I am, very ,very excited this week. On Saturday I will be ticking something huge off my bucket list. At 9 am, Saturday morning, I fly to…. (drum roll please) fun city, the big apple, aka New York City!
I am in fact, so excited about this trip that I have barely slept for days and now feel bloody rubbish! I keep waking up with massive anxiety, I love travel and have had some amazing adventures since getting sober but, by god I struggle with the actual travel part of travelling. The anxiety, I have been feeling all week, has got me thinking about my first couple of weeks in sobriety.
They call it recovery for a reason
That first 10 day stretch into sober life was hard, really hard. I had some amazing support in the form of Kate Bee’s sober school and the wonderful Jan 17 grads. But in those early days, I would go as far as to say I was zombified (is that a word?) and I can appreciate how easy it is to give up, giving up in those first few weeks. When you drink and drink a lot, we get used to instant gratification. Quite often when we go a couple of days without booze and don’t feel amazing for the so called sacrifice we get disheartened, the wine witch whispers this ‘shit ain’t worth it’ and we jump back on the drinking roller-coaster .
What we don’t do is give our bodies enough credit, we don’t give allowances to our poor battered organs trying to recover from years of abuse, we want the same quick fix that drinking provided. I do remember feeling disappointed in those early days, the lack of sleep was horrific, I felt like a new foal, wobbling about unsteadily on legs that weren’t used to holding me up, even the daylight seemed too bloody bright
But like most things in life, amazing things happen if only we push through that discomfort. When I began my sober journey in Jan 17 I went about 6 weeks without booze, I pushed past those difficult early days and for the first time in a long time I began to feel good again. In fact I had forgotten what it was like to actually feel good. I’d been in some sort of permanent hungover fog for years, mostly without realising it, I just thought that was how life was supposed to feel, permanently tired and to be honest a little bit disappointing.
Don’t believe the myth
But then the doubt crept back in and I thought I couldn’t live without booze. I discovered the moderation myth and spent the next few months jumping on and off the moderation merry-go-round. Each time it was a little harder to come back from. Finally in September 2017, I realised I wasn’t living at all with booze in my life.
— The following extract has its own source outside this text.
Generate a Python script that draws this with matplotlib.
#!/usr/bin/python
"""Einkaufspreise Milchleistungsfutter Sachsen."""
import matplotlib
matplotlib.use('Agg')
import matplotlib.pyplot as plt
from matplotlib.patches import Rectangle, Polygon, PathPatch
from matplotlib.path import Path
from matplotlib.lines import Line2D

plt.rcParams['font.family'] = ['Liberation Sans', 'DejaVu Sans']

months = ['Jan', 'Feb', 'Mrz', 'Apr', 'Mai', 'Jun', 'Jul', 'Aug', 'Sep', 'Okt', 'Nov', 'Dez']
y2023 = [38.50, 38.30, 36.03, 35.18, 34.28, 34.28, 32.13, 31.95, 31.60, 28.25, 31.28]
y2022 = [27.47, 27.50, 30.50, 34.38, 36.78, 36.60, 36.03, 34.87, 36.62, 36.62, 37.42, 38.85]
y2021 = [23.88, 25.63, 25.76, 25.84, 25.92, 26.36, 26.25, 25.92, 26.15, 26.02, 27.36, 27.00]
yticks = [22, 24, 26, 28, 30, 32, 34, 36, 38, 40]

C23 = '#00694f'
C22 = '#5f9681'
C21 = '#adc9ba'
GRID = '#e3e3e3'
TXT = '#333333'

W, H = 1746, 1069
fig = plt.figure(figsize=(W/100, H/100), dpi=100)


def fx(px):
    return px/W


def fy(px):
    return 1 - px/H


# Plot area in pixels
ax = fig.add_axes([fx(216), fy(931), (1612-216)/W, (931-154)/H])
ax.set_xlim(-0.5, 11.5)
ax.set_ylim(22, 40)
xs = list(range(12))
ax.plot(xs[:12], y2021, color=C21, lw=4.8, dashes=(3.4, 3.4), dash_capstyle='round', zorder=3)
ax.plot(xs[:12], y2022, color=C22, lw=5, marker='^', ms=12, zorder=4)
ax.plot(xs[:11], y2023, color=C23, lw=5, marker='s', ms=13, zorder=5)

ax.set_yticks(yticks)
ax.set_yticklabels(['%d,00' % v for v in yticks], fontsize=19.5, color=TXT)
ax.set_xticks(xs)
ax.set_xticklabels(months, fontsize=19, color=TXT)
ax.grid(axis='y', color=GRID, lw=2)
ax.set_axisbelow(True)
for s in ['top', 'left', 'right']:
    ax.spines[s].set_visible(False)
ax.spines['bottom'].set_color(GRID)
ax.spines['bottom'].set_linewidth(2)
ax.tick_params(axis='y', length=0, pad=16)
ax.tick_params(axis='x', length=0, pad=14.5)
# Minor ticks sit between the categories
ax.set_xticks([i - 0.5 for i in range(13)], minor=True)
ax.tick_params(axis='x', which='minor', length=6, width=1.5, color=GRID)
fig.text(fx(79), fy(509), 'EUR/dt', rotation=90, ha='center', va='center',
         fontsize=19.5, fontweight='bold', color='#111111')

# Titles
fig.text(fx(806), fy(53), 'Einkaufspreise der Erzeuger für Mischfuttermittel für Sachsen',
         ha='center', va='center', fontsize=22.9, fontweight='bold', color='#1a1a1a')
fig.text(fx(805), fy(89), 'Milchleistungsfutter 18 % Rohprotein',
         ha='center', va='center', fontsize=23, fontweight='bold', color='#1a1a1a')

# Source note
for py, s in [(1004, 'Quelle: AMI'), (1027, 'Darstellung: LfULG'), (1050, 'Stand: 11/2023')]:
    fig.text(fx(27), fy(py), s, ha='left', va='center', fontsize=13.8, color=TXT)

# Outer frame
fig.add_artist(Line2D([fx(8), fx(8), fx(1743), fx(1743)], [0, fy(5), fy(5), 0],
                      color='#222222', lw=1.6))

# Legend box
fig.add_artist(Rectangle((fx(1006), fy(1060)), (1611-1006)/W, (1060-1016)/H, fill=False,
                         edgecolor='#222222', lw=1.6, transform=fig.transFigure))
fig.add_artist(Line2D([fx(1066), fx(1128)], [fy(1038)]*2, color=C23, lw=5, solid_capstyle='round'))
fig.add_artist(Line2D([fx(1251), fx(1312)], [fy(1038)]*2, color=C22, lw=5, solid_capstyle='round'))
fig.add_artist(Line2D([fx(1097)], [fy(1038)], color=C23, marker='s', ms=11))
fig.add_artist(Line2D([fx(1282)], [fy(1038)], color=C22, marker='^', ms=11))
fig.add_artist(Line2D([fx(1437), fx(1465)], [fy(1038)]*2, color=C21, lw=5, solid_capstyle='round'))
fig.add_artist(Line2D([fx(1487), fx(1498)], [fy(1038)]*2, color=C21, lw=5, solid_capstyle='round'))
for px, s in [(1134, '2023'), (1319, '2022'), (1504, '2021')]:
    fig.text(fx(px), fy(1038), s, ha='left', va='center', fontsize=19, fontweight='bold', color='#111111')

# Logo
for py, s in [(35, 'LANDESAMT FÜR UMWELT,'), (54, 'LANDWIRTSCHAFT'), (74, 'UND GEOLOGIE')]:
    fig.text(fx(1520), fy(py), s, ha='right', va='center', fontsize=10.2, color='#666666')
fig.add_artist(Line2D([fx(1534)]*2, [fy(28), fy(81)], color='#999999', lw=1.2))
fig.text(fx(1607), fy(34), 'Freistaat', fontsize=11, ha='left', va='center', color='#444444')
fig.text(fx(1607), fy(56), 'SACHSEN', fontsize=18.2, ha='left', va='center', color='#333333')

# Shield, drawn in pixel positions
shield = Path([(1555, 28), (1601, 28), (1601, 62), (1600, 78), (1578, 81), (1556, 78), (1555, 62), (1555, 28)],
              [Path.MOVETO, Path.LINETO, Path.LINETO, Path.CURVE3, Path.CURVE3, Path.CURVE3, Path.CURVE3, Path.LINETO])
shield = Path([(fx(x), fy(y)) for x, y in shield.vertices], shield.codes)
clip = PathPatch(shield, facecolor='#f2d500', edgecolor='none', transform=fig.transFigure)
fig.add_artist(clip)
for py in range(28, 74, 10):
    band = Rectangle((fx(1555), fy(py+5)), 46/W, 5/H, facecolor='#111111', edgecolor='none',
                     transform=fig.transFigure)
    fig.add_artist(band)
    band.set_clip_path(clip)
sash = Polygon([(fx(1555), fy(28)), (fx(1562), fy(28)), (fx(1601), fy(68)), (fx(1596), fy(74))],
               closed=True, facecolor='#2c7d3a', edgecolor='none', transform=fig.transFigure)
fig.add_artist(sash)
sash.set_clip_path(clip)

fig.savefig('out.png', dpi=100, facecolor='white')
I was barely existing, so armed with everything I had learned over the past months I stopped drinking. The rubbish feeling returned, the wobbly legs, the sleepless nights, the too bright lights and once again I pushed through the discomfort. This time when the wine witch whispered I told her in no uncertain terms to F**k off. After about 10 days I began feeling good again
The wine witch doesn’t really speak to me anymore, sometimes if I’m super stressed or tired, she’ll pop up ready to say something but shes easily squashed these days. I dumped her ass, shes toxic and she’ll take you down with her, like any toxic relationship she lies and is only out for herself.
New York baby!
Even though I am feeling lots of discomfort about this trip, I worry about getting to the airport, I worry about forgetting things, I worry about leaving my children (they’re old enough and have family around please don’t panic). I worry about pretty much everything till I check into my hotel at the other side, then I have to worry about finding my way round. But I do it, I push past that discomfort every time, because I know something amazing is at the other side. I see and do amazing things all because I stopped drinking and, after seeing the price of cocktails in NYC, I’m going to save a bloody fortune.
This trip is extra special for me because I am meeting up with a few wonderful ladies from my sober tribe, how amazing is that? This normal woman, from a tiny Yorkshire town, is flying to New York and meeting friends for brunch!! This stuff used to happen to other people, now I’m making it happen, I have the capacity for amazing things because;
I put down the booze.
I make no apologies for the amount of blogs coming your way about New York, this could well be a once in a life time trip, I’m going to record as much of it as I can.